Originally published at
Part six of a special series that explores the local faces of the world’s worst food crisis in decades.
During a protest in México City in January 2008, 28-year-old secretary Anibel Ordonez was one of many chanting “Tortillas si, Pan no!” while waving some of the flat corn disks in the air.
The chant was a play on the initials of Mexican President Felipe Calderón’s National Action Party, the PAN, which also means “bread” in Spanish.
It was also a potent reminder of the effects of skyrocketing food prices on Mexico’s poorest citizens.
Tortillas are filling—Mexicans eat up to ten every day—but a dramatic rise in the cost of corn flour has driven up the cost of a dozen tortillas from the equivalent of 30 U.S. cents to 50 cents or more in some stores.
By some estimates, a kilogram (about 2.2 pounds) of tortillas now takes up about one-fifth of the daily minimum wage of Mexico’s working poor.
“I will not make my customers pay more—at least not for now,” said Francisco Barriga, the owner of a tortilla factory in the border town of Reynosa, near McAllen, Texas.
“But I am paying 12 to 20 percent more for 20-kilogram [44-pound] bags of flour I need to make the tortillas.”
For the country’s low-income citizens, who already spend a large percentage of their money on food, the increases are disastrous, sending frustrated citizens to the streets to rally against the biofuels and trade policies they feel are the cause.
Biofuels and Tariffs
Analysts say that speculators are helping to bid up grain prices in Mexico, especially since January 1, when protective tariffs on corn imported from the U.S. into Mexico ended.
Many experts also point out that U.S. demand for corn to manufacture ethanol is a large factor in the price hikes, especially in neighboring countries.
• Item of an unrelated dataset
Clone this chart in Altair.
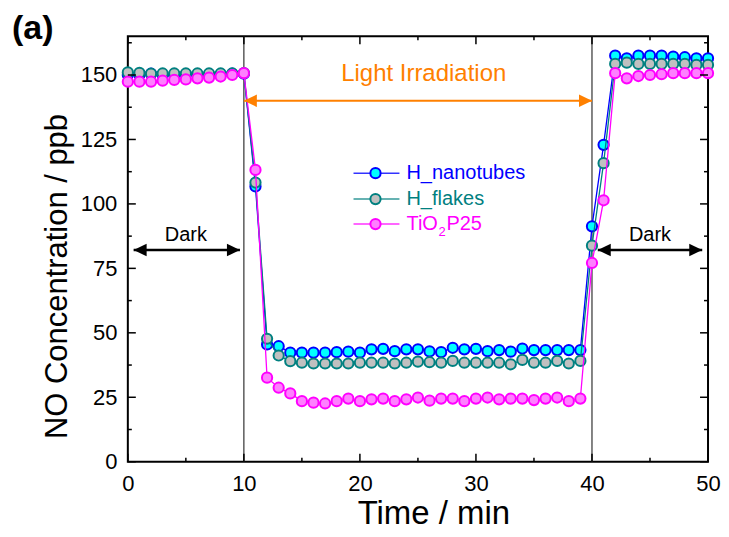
import altair as alt
import pandas as pd

minutes = list(range(51))
h_nanotubes = [150.0, 150.0, 150.5, 150.0, 150.0, 150.2, 150.2, 150.2, 150.2, 150.5, 150.5,
               106.8, 45.5, 44.8, 42.3, 42.3, 42.3, 42.3, 42.5, 42.7, 42.3, 43.6, 43.8, 42.9, 43.6, 43.6, 42.8,
               42.5, 44.2, 43.6, 43.8, 42.9, 43.3, 42.7, 43.9, 43.3, 43.3, 43.3, 43.3, 43.3,
               91.3, 122.9, 157.5, 156.5, 157.5, 157.5, 157.5, 157.1, 156.9, 156.5, 156.5]
h_flakes = [151.0, 150.8, 150.5, 150.6, 150.6, 150.6, 150.6, 150.6, 150.6, 150.6, 150.7,
            108.3, 47.7, 41.2, 39.0, 38.4, 38.1, 38.1, 38.1, 38.1, 38.4, 38.4, 38.4, 38.1, 38.4, 38.8, 38.6,
            38.4, 39.1, 38.4, 38.4, 38.4, 38.4, 37.8, 39.5, 38.4, 38.4, 39.1, 38.1, 39.1,
            83.8, 115.8, 154.3, 154.8, 154.3, 154.3, 154.3, 154.3, 154.3, 153.9, 153.9]
tio2_p25 = [147.4, 147.4, 147.4, 147.8, 148.1, 148.3, 148.7, 149.0, 149.4, 150.0, 150.7,
            113.2, 32.6, 28.7, 26.5, 23.5, 22.9, 22.6, 23.5, 24.5, 23.5, 24.2, 24.5, 23.5, 24.2, 24.9, 23.7,
            24.5, 24.5, 23.5, 24.5, 24.9, 24.2, 24.5, 24.5, 23.9, 24.5, 24.9, 23.5, 24.5,
            77.1, 101.4, 150.7, 148.7, 149.6, 150.0, 150.3, 150.7, 150.7, 150.7, 150.7]

series_names = ["H_nanotubes", "H_flakes", "TiO2P25"]
series_values = [h_nanotubes, h_flakes, tio2_p25]
line_colors = ["#0000FF", "#008080", "#FF00FF"]
fill_colors = ["#00FFFF", "#C0C0C0", "#FF80FF"]

x_major = [0, 10, 20, 30, 40, 50]
x_minor = [5, 15, 25, 35, 45]
y_major = [0, 25, 50, 75, 100, 125, 150]
y_minor = [12.5, 37.5, 62.5, 87.5, 112.5, 137.5, 162.5]

irradiation_bounds = [10, 40]
dark_labels = ["Dark", "Dark"]
dark_label_x = [5, 45]
dark_arrow_start = [0.5, 40.5]
dark_arrow_end = [9.66, 49.5]
dark_arrow_y = 82.1
dark_label_y = 85.5
light_label = "Light Irradiation"
light_label_x = 25.5
light_label_y = 147.7
light_arrow_y = 140

W, H = 581, 426
FONT = "Liberation Sans"
ORANGE = "#FF8000"
MSIZE = 105

xs = alt.Scale(domain=[0, 50], nice=False, zero=False)
ys = alt.Scale(domain=[0, 165], nice=False, zero=False)
x_axis = alt.Axis(values=x_major, title="Time / min", grid=False, domain=False, ticks=False, tickSize=0,
                  labelFont=FONT, labelFontSize=22, labelColor="black", labelPadding=12, labelFlush=False,
                  titleFont=FONT, titleFontSize=33, titleFontWeight="normal", titleColor="black",
                  titleX=306, titleY=62, titleAlign="center", titleBaseline="alphabetic")
y_axis = alt.Axis(values=y_major, title="NO Concentration / ppb", grid=False, domain=False, ticks=False,
                  tickSize=0, labelFont=FONT, labelFontSize=22, labelColor="black", labelPadding=11,
                  labelFlush=False,
                  titleFont=FONT, titleFontSize=31, titleFontWeight="normal", titleColor="black",
                  titleX=-61, titleY=240, titleAngle=270, titleAlign="center", titleBaseline="alphabetic")


def X(field):
    return alt.X(field, scale=xs, axis=x_axis)


def Y(field):
    return alt.Y(field, scale=ys, axis=y_axis)


layers = []

# vertical lines at the irradiation bounds
vl = pd.DataFrame({"x": irradiation_bounds})
layers.append(alt.Chart(vl).mark_rule(color="#333333", strokeWidth=1.2).encode(
    x=X("x:Q"), y=alt.value(0), y2=alt.value(H)))

# data series
for i, (name, vals) in enumerate(zip(series_names, series_values)):
    df = pd.DataFrame({"minute": minutes, "ppb": vals})
    base = alt.Chart(df).encode(x=X("minute:Q"), y=Y("ppb:Q"))
    layers.append(base.mark_line(color=line_colors[i], strokeWidth=1.3))
    layers.append(base.mark_point(shape="circle", size=MSIZE, filled=True, fill=fill_colors[i],
                                  stroke=line_colors[i], strokeWidth=2, opacity=1))


# tick marks, inward on all four sides
def yticks(vals, length):
    d = pd.DataFrame({"v": vals})
    left = alt.Chart(d).mark_rule(color="black", strokeWidth=1.5).encode(
        y=Y("v:Q"), x=alt.value(0), x2=alt.value(length))
    right = alt.Chart(d).mark_rule(color="black", strokeWidth=1.5).encode(
        y=Y("v:Q"), x=alt.value(W), x2=alt.value(W - length))
    return [left, right]


def xticks(vals, length):
    d = pd.DataFrame({"v": vals})
    bottom = alt.Chart(d).mark_rule(color="black", strokeWidth=1.5).encode(
        x=X("v:Q"), y=alt.value(H), y2=alt.value(H - length))
    top = alt.Chart(d).mark_rule(color="black", strokeWidth=1.5).encode(
        x=X("v:Q"), y=alt.value(0), y2=alt.value(length))
    return [bottom, top]


layers += yticks(y_major, 8) + yticks(y_minor, 4) + xticks(x_major, 8) + xticks(x_minor, 4)

# arrows
arrows = pd.DataFrame({
    "x1": dark_arrow_start + [irradiation_bounds[0]],
    "x2": dark_arrow_end + [irradiation_bounds[1]],
    "y": [dark_arrow_y, dark_arrow_y, light_arrow_y],
    "c": ["black", "black", ORANGE],
    "w": [2.5, 2.5, 2],
})
layers.append(alt.Chart(arrows).mark_rule().encode(
    x=X("x1:Q"), x2="x2:Q", y=Y("y:Q"),
    color=alt.Color("c:N", scale=None), strokeWidth=alt.StrokeWidth("w:Q", scale=None)))

heads_left = pd.DataFrame({"x": arrows["x1"], "y": arrows["y"], "c": arrows["c"]})
heads_right = pd.DataFrame({"x": arrows["x2"], "y": arrows["y"], "c": arrows["c"]})
layers.append(alt.Chart(heads_left).mark_point(shape="M0,0L1,-0.48L1,0.48Z", size=676, filled=True,
                                               opacity=1, strokeWidth=0).encode(
    x=X("x:Q"), y=Y("y:Q"), color=alt.Color("c:N", scale=None)))
layers.append(alt.Chart(heads_right).mark_point(shape="M0,0L-1,-0.48L-1,0.48Z", size=676, filled=True,
                                                opacity=1, strokeWidth=0).encode(
    x=X("x:Q"), y=Y("y:Q"), color=alt.Color("c:N", scale=None)))

# annotation texts
dark_df = pd.DataFrame({"x": dark_label_x, "y": [dark_label_y] * 2, "t": dark_labels})
layers.append(alt.Chart(dark_df).mark_text(font=FONT, fontSize=20, color="black", align="center",
                                           baseline="alphabetic").encode(
    x=X("x:Q"), y=Y("y:Q"), text="t:N"))
light_df = pd.DataFrame({"x": [light_label_x], "y": [light_label_y], "t": [light_label]})
layers.append(alt.Chart(light_df).mark_text(font=FONT, fontSize=24, color=ORANGE, align="center",
                                            baseline="alphabetic").encode(
    x=X("x:Q"), y=Y("y:Q"), text="t:N"))

# legend (pixel positions inside the plot area)
legend_rows = [137, 163, 188]
one = pd.DataFrame({"k": [0]})
for i in range(3):
    yrow = legend_rows[i]
    layers.append(alt.Chart(one).mark_rule(color=line_colors[i], strokeWidth=1.5, opacity=0.8).encode(
        x=alt.value(226), x2=alt.value(272), y=alt.value(yrow)))
    layers.append(alt.Chart(one).mark_point(shape="circle", size=MSIZE, filled=True, fill=fill_colors[i],
                                            stroke=line_colors[i], strokeWidth=2, opacity=1).encode(
        x=alt.value(248), y=alt.value(yrow)))
legend_text = [("H_nanotubes", 279, 137, 20, 0), ("H_flakes", 279, 163, 20, 1), ("TiO", 279, 188, 20, 2),
               ("2", 311, 196, 13, 2), ("P25", 319, 188, 20, 2)]
for t, x, y, fs, ci in legend_text:
    layers.append(alt.Chart(one).mark_text(text=t, font=FONT, fontSize=fs, color=line_colors[ci],
                                           align="left", baseline="middle").encode(
        x=alt.value(x), y=alt.value(y)))

# panel label
layers.append(alt.Chart(one).mark_text(text="(a)", font=FONT, fontSize=34, fontWeight="bold", color="black",
                                       align="left", baseline="alphabetic").encode(
    x=alt.value(-116), y=alt.value(3)))

chart = alt.layer(*layers).properties(
    width=W, height=H,
    background="white",
    autosize=alt.AutoSizeParams(type="none"),
    padding={"left": 120, "top": 28, "right": 13, "bottom": 70},
).configure_view(stroke="black", strokeWidth=2)

chart.save("out.html", embed_options={"renderer": "svg", "actions": False})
Significant amounts of Mexican corn are now being diverted northward to take advantage of the high prices.
In a New York Times interview in January, Michael Lewis, global head of commodities research at Deutsche Bank, said that the U.S. was responsible for a 60 percent increase in global demand for corn last year due to the expansion of biofuel production.
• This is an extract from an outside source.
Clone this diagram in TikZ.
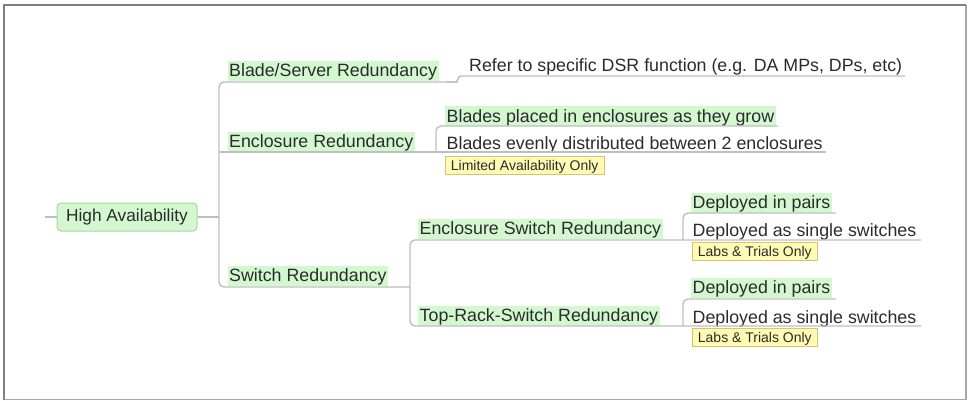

The true impact of biofuel manufacturing is a contentious issue, however, with expert estimates of the industry’s impact ranging from just 3 percent to more than 30 percent of food price increases.
The National Ethanol Vehicle Coalition, a U.S. lobbyist group, for example, says harvest issues are responsible for Mexico’s current corn woes.
“The true story is rising tortilla prices in Mexico are due to a supply issue in that country—not increased ethanol production or U.S. corn prices,” the group said in a statement. “Last year there was lower corn production in Mexico, [which] caused a white corn shortage.”
Whatever the ultimate causes, though, the skyrocketing tortilla prices—predicted to rise another 18 percent in June alone—have become a central issue for frustrated Mexicans crying out for government assistance.
The cries for relief have not gone unnoticed.
In February Calderón pledged to “continue taking all necessary actions to maintain price stability for basic goods and services [and] punish all types of hoarding and speculation in the markets.”
Last year he also signed a pact with a number of business groups to cap the price of tortillas at 8.5 pesos (about 80 U.S. cents) a kilogram, but many chose to ignore the agreement, which was not legally binding.
The national uproar has put Calderón in an uncomfortable position between the poor and large agribusinesses hoping to profit from the surge in international corn prices.
A free-market advocate, Calderón has said he does not want to return to the direct price controls enforced by many former Mexican presidents.
However, when the North American Free Trade Agreement (NAFTA) was ratified, Mexico’s government promised subsidies to help small farmers mechanize and increase efficiency, pointed out Enrique Perez of the Mexican Agricultural Producers.
The money went instead to assembly plants that line the U.S.-Mexico border, said Perez, citing the common Mexican slogan “Sin Maiz, No Hay Pais,” meaning “without corn there is no country.”
The result is a competitive manufacturing sector but a farming sector that is unprepared to contend in the global marketplace, according to groups representing small farmers.
Compounding the problem, five million Mexicans have lost farm jobs in recent years, and one recent study found that 80 percent of the 400,000 Mexicans who enter the U.S. each year seeking better jobs hail from the Mexican countryside.
This limits the ability of Mexico to increase corn production to help alleviate the high prices.
Francisco Avila may soon join those statistics. He harvests a strain of white corn that traces its lineage to seeds planted by the Aztec and Maya cultures on a small 6-acre (2.4-hectare) plot in central Mexico.
“The price for corn is rising, but I can’t compete with the large producers,” Avila said. “They can sell their corn at higher volumes, and for less than I have to charge to cover my expenses.”
Avila also raises a small herd of cows. Since corn is a vital feed product for his animals, the prices of his meat and milk are also on the rise. And the prices of other grains are going up as well, as their acreage is supplanted by corn.
“Our government promised to subsidize us years ago to allow us to compete with the U.S. producers,” Avila said.
“But aside from the pledge to do so, the government has done little to help smaller producers.”